Securities Law Prof Blog

Editor: Eric C. Chaffee
Univ. of Toledo College of Law

Thursday, May 14, 2009

Wang on Insider Trading Damages

Measuring Insider Trading Damages for a Private Plaintiff, by William K.S. Wang, University of California, Hastings College of the Law, was recently posted on SSRN.  Here is the abstract:

This article discusses various measures of the damages of a private plaintiff who sues a stock market insider trading defendant. The measures are: “pure” out of pocket, “expedient” out of pocket, rescissory, and cover.

The “pure” out of pocket measure is the difference between the transaction price and the real or actual share value. Implicitly, this measure assumes that but-for the defendant's fraud, the plaintiff would have traded at the same time anyway, but at a better price.

The so-called "expedient" out of pocket measure accepts the "pure" out of pocket measure in principle. Nevertheless, to avoid the practical difficulty of determining the real value of the stock at the time of the plaintiff's trade, the "expedient" out of pocket measure substitutes for this "true value" the market price after dissemination of the correct or previously nonpublic information. A variant of the "expedient" out of pocket measure would look to the either dollar or percentage price change at curative dissemination and use this change as a measure of the damages to the plaintiff. The price change at dissemination could be applied to the plaintiff's transaction price to estimate the true value at the time of the plaintiff's trade. To correct for the effects of extraneous factors, more complex variations exist.

The rescissory measure attempts to undo the fraudulent transaction and to return the defrauded party to her position before the fraudulent inducement to enter into the trade. In other words, rescissory damages award a plaintiff the dollar amount at the time of judgment necessary to put her back in her original position at the time of her transaction. This measure implicitly assumes that the plaintiff would not have traded but-for the defendant’s fraud.

For the rescissory measure, courts usually require the plaintiff to prove a contractual relationship with the defendant. Most stock market insider trading plaintiffs are not in contractual privity with the defendant. The rescissory measure would give such plaintiffs an unjustified “free ride” to gain speculative profits from stock price changes until the date of judgment without risking any money. Conceivably, however, rescissory damages might be available to a plaintiff in contractual privity with an insider trading defendant, especially one liable under the classical relationship theory.
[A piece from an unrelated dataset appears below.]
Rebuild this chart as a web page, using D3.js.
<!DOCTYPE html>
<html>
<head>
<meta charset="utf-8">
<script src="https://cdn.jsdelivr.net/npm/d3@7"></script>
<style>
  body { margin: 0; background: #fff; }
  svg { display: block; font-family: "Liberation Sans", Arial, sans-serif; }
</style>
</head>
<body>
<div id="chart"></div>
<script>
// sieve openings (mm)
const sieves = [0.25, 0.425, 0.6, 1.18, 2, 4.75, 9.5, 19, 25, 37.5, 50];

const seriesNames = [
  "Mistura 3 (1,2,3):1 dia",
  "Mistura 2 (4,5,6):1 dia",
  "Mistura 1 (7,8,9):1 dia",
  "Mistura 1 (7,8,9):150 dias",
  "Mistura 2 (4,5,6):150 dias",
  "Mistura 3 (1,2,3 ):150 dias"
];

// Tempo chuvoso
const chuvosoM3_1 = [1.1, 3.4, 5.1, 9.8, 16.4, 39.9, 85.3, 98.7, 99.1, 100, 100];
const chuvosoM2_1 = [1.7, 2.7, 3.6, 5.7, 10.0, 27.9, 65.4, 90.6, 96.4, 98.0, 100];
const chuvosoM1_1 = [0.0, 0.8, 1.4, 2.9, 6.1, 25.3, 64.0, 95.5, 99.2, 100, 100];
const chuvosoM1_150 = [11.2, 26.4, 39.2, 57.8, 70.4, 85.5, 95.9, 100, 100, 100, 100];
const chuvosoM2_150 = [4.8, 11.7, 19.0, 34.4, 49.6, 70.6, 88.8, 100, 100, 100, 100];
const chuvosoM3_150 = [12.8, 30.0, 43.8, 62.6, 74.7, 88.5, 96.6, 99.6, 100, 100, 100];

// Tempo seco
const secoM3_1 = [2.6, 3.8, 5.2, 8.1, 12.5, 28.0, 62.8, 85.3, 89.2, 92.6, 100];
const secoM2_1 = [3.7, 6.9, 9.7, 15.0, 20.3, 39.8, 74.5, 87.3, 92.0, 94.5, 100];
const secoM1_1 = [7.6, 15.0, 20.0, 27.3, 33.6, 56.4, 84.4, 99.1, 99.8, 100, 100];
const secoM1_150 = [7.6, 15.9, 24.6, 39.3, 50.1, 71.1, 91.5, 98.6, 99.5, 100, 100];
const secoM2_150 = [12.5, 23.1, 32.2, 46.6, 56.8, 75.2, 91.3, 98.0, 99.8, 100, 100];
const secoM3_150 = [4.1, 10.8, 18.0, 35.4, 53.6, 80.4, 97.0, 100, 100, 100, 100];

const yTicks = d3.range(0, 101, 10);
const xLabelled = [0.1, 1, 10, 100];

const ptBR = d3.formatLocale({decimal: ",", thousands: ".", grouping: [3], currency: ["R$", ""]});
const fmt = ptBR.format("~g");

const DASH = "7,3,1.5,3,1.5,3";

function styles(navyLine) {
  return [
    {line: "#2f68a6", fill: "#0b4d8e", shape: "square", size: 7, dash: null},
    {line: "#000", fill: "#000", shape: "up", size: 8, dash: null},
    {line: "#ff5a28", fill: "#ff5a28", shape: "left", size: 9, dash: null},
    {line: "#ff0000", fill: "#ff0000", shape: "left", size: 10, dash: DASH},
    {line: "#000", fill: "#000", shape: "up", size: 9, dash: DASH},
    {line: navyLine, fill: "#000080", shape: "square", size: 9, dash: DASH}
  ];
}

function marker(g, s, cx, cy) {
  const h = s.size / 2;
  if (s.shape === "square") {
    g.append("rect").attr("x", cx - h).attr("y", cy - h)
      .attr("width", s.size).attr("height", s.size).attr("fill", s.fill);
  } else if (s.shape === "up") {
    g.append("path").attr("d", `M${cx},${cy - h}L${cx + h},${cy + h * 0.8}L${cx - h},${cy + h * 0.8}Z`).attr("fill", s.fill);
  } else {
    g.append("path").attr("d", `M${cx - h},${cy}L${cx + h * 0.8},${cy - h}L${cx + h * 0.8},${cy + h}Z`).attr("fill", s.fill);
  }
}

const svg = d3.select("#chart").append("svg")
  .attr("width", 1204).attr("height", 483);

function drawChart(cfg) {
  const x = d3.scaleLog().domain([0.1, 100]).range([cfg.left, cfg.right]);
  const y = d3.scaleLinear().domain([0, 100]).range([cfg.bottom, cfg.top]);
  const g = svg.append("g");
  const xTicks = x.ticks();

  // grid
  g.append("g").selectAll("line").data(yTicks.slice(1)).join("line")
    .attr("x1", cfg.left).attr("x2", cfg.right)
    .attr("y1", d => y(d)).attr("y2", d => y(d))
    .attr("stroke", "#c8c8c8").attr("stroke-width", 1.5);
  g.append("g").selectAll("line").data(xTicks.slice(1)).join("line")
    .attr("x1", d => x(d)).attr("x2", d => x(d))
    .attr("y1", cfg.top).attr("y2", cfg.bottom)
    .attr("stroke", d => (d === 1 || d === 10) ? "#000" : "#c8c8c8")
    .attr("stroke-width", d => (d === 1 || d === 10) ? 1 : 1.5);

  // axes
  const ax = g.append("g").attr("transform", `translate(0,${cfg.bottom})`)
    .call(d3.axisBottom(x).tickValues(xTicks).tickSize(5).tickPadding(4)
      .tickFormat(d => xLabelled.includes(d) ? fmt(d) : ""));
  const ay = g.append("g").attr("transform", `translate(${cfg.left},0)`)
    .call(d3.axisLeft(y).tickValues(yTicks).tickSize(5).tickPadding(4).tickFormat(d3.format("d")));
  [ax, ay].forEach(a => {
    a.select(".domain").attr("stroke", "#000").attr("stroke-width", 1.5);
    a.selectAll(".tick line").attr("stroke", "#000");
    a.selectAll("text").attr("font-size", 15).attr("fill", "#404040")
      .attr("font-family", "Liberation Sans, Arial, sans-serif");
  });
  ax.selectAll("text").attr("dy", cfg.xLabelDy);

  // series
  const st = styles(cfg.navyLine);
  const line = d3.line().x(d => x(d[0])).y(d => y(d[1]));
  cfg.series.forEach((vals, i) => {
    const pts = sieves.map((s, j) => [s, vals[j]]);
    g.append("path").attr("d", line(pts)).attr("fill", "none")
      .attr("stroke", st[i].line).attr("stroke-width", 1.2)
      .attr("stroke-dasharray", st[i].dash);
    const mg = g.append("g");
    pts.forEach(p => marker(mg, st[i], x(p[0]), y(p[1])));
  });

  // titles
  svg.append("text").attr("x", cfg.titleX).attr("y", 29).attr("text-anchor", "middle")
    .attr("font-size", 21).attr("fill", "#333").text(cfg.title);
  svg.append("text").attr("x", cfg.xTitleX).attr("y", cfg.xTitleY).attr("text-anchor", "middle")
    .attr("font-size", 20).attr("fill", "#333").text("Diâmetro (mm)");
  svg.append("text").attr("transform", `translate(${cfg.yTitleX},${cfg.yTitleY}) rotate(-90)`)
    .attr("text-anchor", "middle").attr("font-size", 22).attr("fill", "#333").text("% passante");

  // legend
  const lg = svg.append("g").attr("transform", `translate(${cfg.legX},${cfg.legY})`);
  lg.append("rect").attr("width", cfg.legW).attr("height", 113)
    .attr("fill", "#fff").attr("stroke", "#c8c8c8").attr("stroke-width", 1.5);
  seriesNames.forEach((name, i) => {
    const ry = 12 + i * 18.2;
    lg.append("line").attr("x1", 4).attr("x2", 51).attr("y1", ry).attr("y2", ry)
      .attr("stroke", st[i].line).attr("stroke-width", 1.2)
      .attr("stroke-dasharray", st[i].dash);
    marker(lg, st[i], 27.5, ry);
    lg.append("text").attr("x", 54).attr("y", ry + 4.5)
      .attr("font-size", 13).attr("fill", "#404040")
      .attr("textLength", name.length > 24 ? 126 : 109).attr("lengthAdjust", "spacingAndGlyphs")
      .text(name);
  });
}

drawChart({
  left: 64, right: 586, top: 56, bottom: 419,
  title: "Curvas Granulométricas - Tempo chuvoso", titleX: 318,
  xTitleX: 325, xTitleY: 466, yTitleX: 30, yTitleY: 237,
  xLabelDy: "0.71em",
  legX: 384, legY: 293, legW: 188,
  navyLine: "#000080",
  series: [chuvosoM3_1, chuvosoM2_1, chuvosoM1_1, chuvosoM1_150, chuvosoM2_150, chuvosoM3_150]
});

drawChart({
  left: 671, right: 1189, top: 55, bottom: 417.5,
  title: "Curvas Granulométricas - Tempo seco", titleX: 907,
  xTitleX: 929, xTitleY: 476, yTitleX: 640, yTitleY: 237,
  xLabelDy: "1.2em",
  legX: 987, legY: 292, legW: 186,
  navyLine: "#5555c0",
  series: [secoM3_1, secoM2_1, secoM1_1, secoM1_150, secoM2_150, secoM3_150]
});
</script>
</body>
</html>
Like the rescissory measure, the cover measure implicitly presumes that the plaintiff would not have traded but-for the defendant's fraud. This approach also implicitly assumes that the plaintiff is entitled to a rescissory measure of damages. Nevertheless, the cover measure imposes on the plaintiff the obligation to mitigate damages by reversing her trade within a "reasonable" time after curative disclosure.

Although this article briefly discusses two additional damage measures, “disgorgement of windfall profits” and “benefit of the bargain,” these two measures are not appropriate in stock market insider trading cases.

To select a “fair” measure of damages, one must know what the plaintiff would have done absent the defendant’s fraud. When the plaintiff has bought or sold a publicly traded security, she had an almost infinite number of alternatives. If the plaintiff would have traded at the same time anyway, but at a different price, the "pure" out of pocket or "expedient" out of pocket measures would be appropriate. If the plaintiff would not have traded and would have maintained that position until the time of judgment, the rescissory measure might be proper; but fairness might require the plaintiff to mitigate damages, in which case the cover measure would be appropriate.

Knowing what the plaintiff would have done is difficult because any plaintiff testimony may be self-serving. With class actions, the members of the plaintiff class are not even available to give self-serving testimony and, in any event, are not uniform and would have pursued different courses of action absent the fraud. Therefore, no one measure of damages is “fair.”